IdentitätComing-Out: Wie ein grauer Schleier
Sein inneres Coming-Out hatte Marcel Mann schon früh, trotzdem wollte er in der Schule kein öffentliches Spektakel daraus machen. Weil es für ihn persönlich keine Rolle gespielt hat, aber auch gleichzeitig, weil er sich vor gesellschaftlichen Ressentiments schützen wollte.
Aufgewachsen in der baden-württembergischen Provinz hat Comedian und Synchronsprecher Marcel Mann seine Homosexualität erst mal für sich behalten. In erster Linie, weil — wie er sagt — er schon immer schwul war und "nicht von einer schwulen Spinne gebissen wurde".
Deshalb habe er keine Lust auf ein öffentliches Outing gehabt. Als er im Teenageralter mit seiner Mutter über Liebeskummer spricht, erwähnt er fast wie beiläufig, dass es um einen Mann geht.

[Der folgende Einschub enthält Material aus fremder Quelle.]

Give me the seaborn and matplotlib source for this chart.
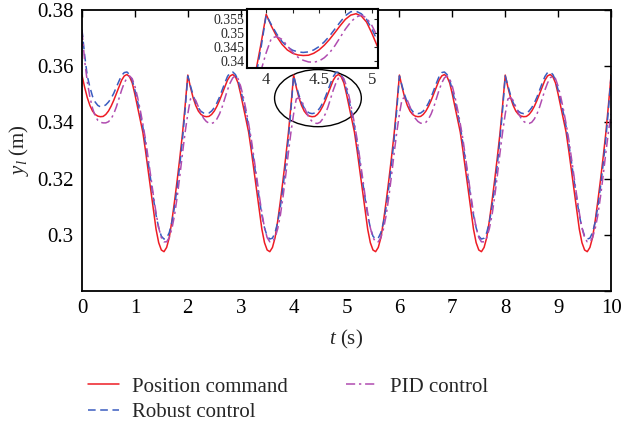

"Ich hatte immer das Bedürfnis mich zu schützen, deshalb habe ich es nicht an die große Glocke gehängt."
Seine Mutter ist weniger mit der Tatsache überfordert, dass ihr Sohn auf Männer steht, als damit dass er Liebeskummer hat: "Wir waren uns vorher noch nie so nah wie im Moment des Outings." Auch seine Freundinnen und Freunde sind wenig verwundert, als Marcel ihnen irgendwann von seinem Freund erzählt. Und obwohl sein näheres Umfeld positiv mit seiner Homosexualität umgeht, beschreibt er seine Jugend in der Provinz als einen Spießrutenlauf.
Denn während er sich seiner Sexualität völlig klar ist, hat er Angst vor den Reaktionen derer, die Vorurteile haben. Marcel weiß, dass schwul sein immer noch ein Schimpfwort ist. Diesem Risiko möchte er nicht ausgesetzt sein — deshalb zieht er sich immer weiter zurück.
Schwul sein ist auf manchen Schulhöfen noch immer ein Schimpfwort
Er lebt in ständiger Angst, dass ihn fremde Menschen einfach outen, sich über ihn lustig machen und entblößen: "Es war einfach eine ständige Bedrückung und liegt wie ein grauer Schleier über meine Jugend." Heute, 15 Jahre später, überlegt Marcel manchmal, ob es damals nicht einfacher gewesen wäre, sich einmal öffentlich zu outen. Auch um sich selbst vor Denunzierung zu schützen.
"Man hat ständig die Angst im Nacken, dass man geoutet wird."
Grundsätzlich hat Marcel das Gefühl, dass die Reaktionen auf Outings immer besser werden und es Leuten leichter gemacht wird, zu ihrer Sexualität und Identität zu stehen. Gerade wenn Personen des öffentlichen Lebens offen zu ihrer Homosexualität stehen würden, habe das eine Signalwirkung: "Das zeigt Leuten, dass sie nicht allein damit sind."
Und obwohl wir oft das Gefühl haben, dass ein Coming-Out in 2020 nichts Ungewöhnliches mehr ist, gibt Marcel Mann zu bedenken: "Es ist immer ein Risikofaktor sich zu outen. Es kann einem ganz viel geben, aber auch nehmen."